NEWS

Northern Secondary School students engineer success

For the first time at Northern Secondary School, students are designing, building and testing a robot to compete against 30 others in the FIRST Robotics Canadian Competition to be held this April at the Hershey Centre in Mississauga.
Daunting as it may seem, whichever team wins will then face finalists from 17 regional competitions at the FIRST International Championship at Epcot Centre, Florida.

But the group’s leaders Bryan Samis, Pedram Salehi and Alex Levy agreed building a robot is not about winning or losing.

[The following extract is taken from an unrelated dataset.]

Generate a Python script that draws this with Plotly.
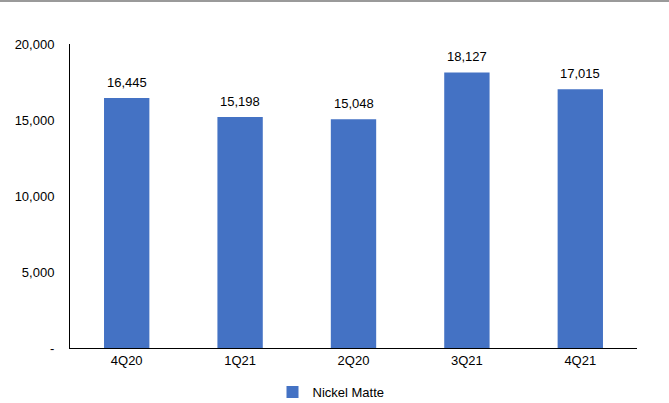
import plotly.graph_objects as go

categories = ["4Q20", "1Q21", "2Q20", "3Q21", "4Q21"]
nickel_matte = [16445, 15198, 15048, 18127, 17015]
y_tickvals = [0, 5000, 10000, 15000, 20000]
y_ticktext = ["-", "5,000", "10,000", "15,000", "20,000"]

fig = go.Figure()
fig.add_trace(go.Bar(
    x=categories, y=nickel_matte, name="Nickel Matte",
    marker=dict(color="#4472C4", line=dict(width=0)),
))

for c, v in zip(categories, nickel_matte):
    fig.add_annotation(x=c, y=v, text=f"{v:,}", showarrow=False,
                       yanchor="bottom", yshift=6, font=dict(size=13, color="#000000"))

fig.update_layout(
    width=669, height=403,
    margin=dict(l=70, r=32, t=44, b=55, autoexpand=False),
    paper_bgcolor="white", plot_bgcolor="white",
    font=dict(family="Liberation Sans, Arial, sans-serif", size=13, color="#000000"),
    bargap=0.6,
    showlegend=True,
    legend=dict(orientation="h", xref="container", yref="container",
                x=(336 - 5) / 669, xanchor="center", y=1 - 392 / 403, yanchor="middle",
                font=dict(size=13), itemwidth=30),
    xaxis=dict(showline=True, linecolor="#000000", linewidth=1, ticks="",
               showgrid=False, tickfont=dict(size=13), automargin=False),
    yaxis=dict(range=[0, 20000], tickvals=y_tickvals, ticktext=y_ticktext,
               showline=True, linecolor="#000000", linewidth=1, ticks="",
               showgrid=False, zeroline=False, tickfont=dict(size=13), ticklabelstandoff=12,
               automargin=False),
    shapes=[dict(type="line", xref="paper", yref="paper", x0=-70/567, x1=1+32/567,
                 y0=1+43/304, y1=1+43/304, line=dict(color="#9a9a9a", width=2))],
)

fig.write_html("out.html")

In their opinion their objective is only to field a robot that completes its task of placing balls into goals and then returning that goal to the starting point (in previous competitions a large number of robots were not even able to even move from their starting position). Furthermore, Samis explained that this being only their first year they could build on their experiences during following competitions.

"They are obviously not getting a credit for this in school so they are all doing this in their spare time," said Samis. "So, you’re learning a lot about electronics, a lot about engineering. There’s a huge commitment because we’re here at 7:30 every morning and a lot of the time we stay until 6:30 at night and we’re responsible for our homework also."

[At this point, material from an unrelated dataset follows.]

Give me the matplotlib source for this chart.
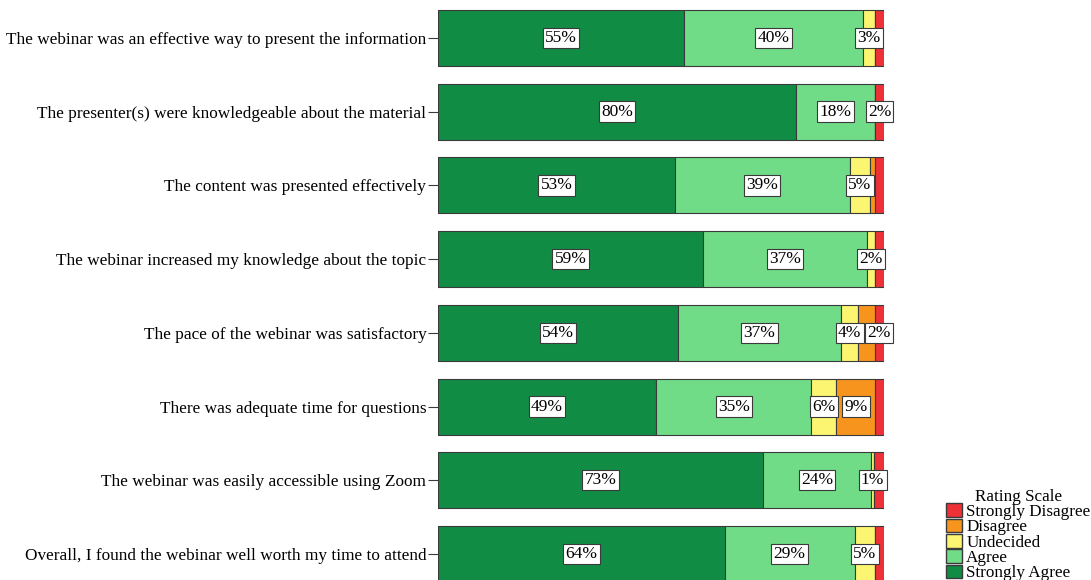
import numpy as np
import matplotlib.pyplot as plt
from matplotlib.patches import Patch

questions = [
    "The webinar was an effective way to present the information",
    "The presenter(s) were knowledgeable about the material",
    "The content was presented effectively",
    "The webinar increased my knowledge about the topic",
    "The pace of the webinar was satisfactory",
    "There was adequate time for questions",
    "The webinar was easily accessible using Zoom",
    "Overall, I found the webinar well worth my time to attend",
]

# percentages per rating, one value per question
strongly_agree = [55.2, 80.3, 53.1, 59.4, 53.8, 48.9, 72.9, 64.3]
agree = [40.1, 17.7, 39.2, 36.8, 36.6, 34.8, 24.2, 29.1]
undecided = [2.7, 0.0, 4.6, 1.8, 3.8, 5.6, 0.7, 4.6]
disagree = [0.0, 0.0, 1.0, 0.0, 3.7, 8.7, 0.0, 0.0]
strongly_disagree = [2.0, 2.0, 2.1, 2.0, 2.1, 2.0, 2.2, 2.0]

# which segments carry a value label (SA, A, U, D, SD)
shown = [
    [1, 1, 1, 0, 0],
    [1, 1, 0, 0, 1],
    [1, 1, 1, 0, 0],
    [1, 1, 1, 0, 0],
    [1, 1, 1, 0, 1],
    [1, 1, 1, 1, 0],
    [1, 1, 1, 0, 0],
    [1, 1, 1, 0, 0],
]

ratings = ["Strongly Agree", "Agree", "Undecided", "Disagree", "Strongly Disagree"]
colors = ["#118c44", "#70dc87", "#fbf571", "#f7941d", "#ee3137"]

plt.rcParams['font.family'] = ['Liberation Serif', 'DejaVu Serif']

fig = plt.figure(figsize=(10.91, 5.80), dpi=100)
ax = fig.add_axes([438 / 1091, 0.0, (884 - 438) / 1091, 1.0])

series = [strongly_agree, agree, undecided, disagree, strongly_disagree]
y = np.arange(len(questions))
left = np.zeros(len(questions))
for k, vals in enumerate(series):
    vals = np.array(vals)
    ax.barh(y, vals, left=left, height=0.76, color=colors[k],
            edgecolor="#3a3a3a", linewidth=0.8)
    for i, v in enumerate(vals):
        if shown[i][k]:
            ax.text(left[i] + v / 2, y[i], "%d%%" % int(v + 0.5), ha="center", va="center",
                    fontsize=12.5,
                    bbox=dict(boxstyle="square,pad=0.13", fc="white", ec="#3a3a3a", lw=0.8))
    left += vals

ax.set_xlim(0, 100)
ax.set_ylim(7.354, -0.516)
ax.set_yticks(y)
ax.set_yticklabels(questions, fontsize=12.4)
ax.tick_params(axis="y", length=7.2, width=0.8, color="#3a3a3a", pad=1.2)
ax.set_xticks([])
for s in ax.spines.values():
    s.set_visible(False)

handles = [Patch(facecolor=colors[k], edgecolor="#3a3a3a", label=ratings[k]) for k in range(4, -1, -1)]
leg = fig.legend(handles=handles, title="Rating Scale", loc="lower right",
                 bbox_to_anchor=(1.0105, -0.023), frameon=False, fontsize=12.3,
                 title_fontsize=12.3, handlelength=0.95, handleheight=0.85,
                 handletextpad=0.25, labelspacing=-0.08, borderpad=0.2)

fig.savefig("out.png", dpi=100)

The students said that teachers or even professional engineers mostly build many of the robots being fielded by American teams.

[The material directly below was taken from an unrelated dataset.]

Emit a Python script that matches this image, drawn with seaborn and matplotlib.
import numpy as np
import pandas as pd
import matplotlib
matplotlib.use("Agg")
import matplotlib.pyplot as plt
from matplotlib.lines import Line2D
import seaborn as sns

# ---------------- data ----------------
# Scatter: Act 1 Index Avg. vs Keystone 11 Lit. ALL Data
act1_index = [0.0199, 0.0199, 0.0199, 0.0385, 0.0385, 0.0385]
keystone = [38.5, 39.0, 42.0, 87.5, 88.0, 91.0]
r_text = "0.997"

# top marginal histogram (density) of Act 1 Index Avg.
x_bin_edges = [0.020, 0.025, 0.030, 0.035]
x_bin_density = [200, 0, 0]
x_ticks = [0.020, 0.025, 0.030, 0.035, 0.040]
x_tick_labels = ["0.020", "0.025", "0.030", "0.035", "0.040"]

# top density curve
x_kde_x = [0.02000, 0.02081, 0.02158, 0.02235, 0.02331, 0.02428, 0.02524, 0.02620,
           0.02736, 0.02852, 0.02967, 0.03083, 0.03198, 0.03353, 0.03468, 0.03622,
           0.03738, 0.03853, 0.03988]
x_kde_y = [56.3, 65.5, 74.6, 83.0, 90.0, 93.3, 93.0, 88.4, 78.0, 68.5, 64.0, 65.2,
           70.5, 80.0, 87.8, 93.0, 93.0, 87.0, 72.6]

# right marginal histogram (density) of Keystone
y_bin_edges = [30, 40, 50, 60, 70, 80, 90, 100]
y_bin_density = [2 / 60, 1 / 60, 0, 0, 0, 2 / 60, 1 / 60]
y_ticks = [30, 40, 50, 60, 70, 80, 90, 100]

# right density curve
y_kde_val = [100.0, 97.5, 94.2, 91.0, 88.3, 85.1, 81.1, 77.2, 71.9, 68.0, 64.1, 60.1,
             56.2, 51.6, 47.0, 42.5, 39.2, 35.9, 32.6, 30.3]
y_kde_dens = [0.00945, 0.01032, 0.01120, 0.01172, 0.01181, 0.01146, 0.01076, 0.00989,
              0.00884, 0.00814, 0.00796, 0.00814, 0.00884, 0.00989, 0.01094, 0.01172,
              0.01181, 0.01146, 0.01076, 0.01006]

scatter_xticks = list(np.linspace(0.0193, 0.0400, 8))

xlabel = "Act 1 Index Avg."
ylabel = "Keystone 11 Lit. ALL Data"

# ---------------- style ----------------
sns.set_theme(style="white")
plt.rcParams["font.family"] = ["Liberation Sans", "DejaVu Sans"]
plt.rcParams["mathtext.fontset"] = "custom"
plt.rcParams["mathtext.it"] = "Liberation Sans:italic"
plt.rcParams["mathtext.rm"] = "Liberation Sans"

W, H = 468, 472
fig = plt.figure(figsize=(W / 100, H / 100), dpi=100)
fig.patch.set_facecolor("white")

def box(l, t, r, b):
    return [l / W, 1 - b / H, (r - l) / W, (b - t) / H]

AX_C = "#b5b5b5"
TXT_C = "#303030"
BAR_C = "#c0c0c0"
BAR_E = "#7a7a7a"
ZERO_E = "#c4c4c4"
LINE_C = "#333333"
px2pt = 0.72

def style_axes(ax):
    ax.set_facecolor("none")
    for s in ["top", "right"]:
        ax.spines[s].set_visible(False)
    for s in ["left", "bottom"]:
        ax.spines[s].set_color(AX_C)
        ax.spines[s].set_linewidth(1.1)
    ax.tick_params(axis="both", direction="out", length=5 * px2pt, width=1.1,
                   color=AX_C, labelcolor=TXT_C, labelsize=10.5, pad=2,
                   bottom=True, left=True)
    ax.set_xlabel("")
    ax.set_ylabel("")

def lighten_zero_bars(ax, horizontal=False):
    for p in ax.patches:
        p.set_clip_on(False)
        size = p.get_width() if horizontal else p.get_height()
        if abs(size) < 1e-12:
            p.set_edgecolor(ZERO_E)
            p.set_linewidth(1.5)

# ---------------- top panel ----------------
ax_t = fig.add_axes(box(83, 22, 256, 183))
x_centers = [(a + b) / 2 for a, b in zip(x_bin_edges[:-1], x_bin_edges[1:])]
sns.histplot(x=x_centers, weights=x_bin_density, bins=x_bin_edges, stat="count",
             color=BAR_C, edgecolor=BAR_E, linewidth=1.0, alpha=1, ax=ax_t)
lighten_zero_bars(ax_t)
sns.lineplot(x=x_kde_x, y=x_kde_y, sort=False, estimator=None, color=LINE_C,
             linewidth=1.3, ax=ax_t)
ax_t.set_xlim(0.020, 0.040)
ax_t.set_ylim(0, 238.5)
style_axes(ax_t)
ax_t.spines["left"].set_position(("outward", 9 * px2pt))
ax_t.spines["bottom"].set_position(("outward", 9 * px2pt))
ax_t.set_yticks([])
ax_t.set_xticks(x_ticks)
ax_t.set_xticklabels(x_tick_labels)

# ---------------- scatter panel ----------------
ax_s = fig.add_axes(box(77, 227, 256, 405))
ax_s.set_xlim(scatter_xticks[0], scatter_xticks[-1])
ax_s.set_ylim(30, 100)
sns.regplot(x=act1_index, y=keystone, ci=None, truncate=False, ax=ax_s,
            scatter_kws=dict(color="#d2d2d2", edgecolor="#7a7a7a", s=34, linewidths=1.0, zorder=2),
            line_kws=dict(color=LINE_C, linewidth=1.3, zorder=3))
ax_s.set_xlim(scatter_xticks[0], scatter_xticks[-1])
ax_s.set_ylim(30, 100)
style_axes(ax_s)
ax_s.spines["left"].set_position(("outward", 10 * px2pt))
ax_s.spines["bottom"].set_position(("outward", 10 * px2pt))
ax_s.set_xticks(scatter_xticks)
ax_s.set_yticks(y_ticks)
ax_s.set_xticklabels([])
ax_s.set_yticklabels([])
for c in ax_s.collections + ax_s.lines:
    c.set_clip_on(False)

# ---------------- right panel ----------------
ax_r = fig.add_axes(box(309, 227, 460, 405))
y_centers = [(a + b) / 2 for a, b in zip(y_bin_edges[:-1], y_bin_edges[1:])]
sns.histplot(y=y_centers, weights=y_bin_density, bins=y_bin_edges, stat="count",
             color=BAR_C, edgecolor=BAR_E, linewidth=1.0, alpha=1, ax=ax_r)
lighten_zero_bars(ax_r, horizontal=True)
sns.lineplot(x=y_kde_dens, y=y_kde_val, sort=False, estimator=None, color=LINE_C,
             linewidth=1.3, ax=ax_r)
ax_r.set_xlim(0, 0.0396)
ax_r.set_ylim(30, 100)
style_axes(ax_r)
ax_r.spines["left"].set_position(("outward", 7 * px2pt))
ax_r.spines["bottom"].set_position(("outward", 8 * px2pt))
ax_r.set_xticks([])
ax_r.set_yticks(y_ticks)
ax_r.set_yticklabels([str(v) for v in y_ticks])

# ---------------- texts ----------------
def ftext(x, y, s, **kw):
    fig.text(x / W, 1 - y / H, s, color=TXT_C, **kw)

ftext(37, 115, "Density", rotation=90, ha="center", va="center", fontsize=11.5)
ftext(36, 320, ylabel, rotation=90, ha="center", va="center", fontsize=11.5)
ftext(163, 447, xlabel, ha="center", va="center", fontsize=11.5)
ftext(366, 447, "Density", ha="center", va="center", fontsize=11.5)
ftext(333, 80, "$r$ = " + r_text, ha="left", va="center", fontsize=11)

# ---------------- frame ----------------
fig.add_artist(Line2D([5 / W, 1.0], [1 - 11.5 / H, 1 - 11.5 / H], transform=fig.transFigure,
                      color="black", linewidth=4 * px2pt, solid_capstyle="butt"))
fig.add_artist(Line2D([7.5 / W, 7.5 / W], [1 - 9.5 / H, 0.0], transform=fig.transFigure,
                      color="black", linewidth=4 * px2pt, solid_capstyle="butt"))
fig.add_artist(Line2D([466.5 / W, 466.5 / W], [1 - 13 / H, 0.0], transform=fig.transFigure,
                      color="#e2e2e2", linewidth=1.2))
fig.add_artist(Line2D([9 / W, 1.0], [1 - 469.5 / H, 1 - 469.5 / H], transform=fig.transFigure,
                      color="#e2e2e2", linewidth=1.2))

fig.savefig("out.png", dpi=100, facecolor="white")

In contrast, Northern students are building their robot with only a kit provided by FIRST and the knowledge they have gained in their classes. Teachers only supervise, although when the students get into a real jam the students will rely on offers of assistance from several corporate sponsors.

"We decided we wanted the students to do this, you learn the ropes better that way," commented Samis. "That’s not to say you don’t learn a lot from watching people with experience doing it, but I think it takes away from the experience if the students don’t do it themselves."

While at present the robot consists of a scattering of joysticks, electronic parts, schematics and a chassis, it will eventually resemble those seen on the Discovery Channel’s Battlebots program (except it will be designed to play a non-contact game).

Overall, the construction involves students in a diverse range of programs; shop students are welding the chassis, architecture students are designing the ball-collecting device because they are familiar with Autocad and computer programming and electrical engineering students are working on the controls.

After the six week time limit is up the robot will be submitted for an inspection by the event organizers to ensure that the students have followed the competition’s extensive rules that dictate which parts they can and cannot use and so on. The students are also planning to build a replica of the playing field, of the same size and using the same props, to test their robot.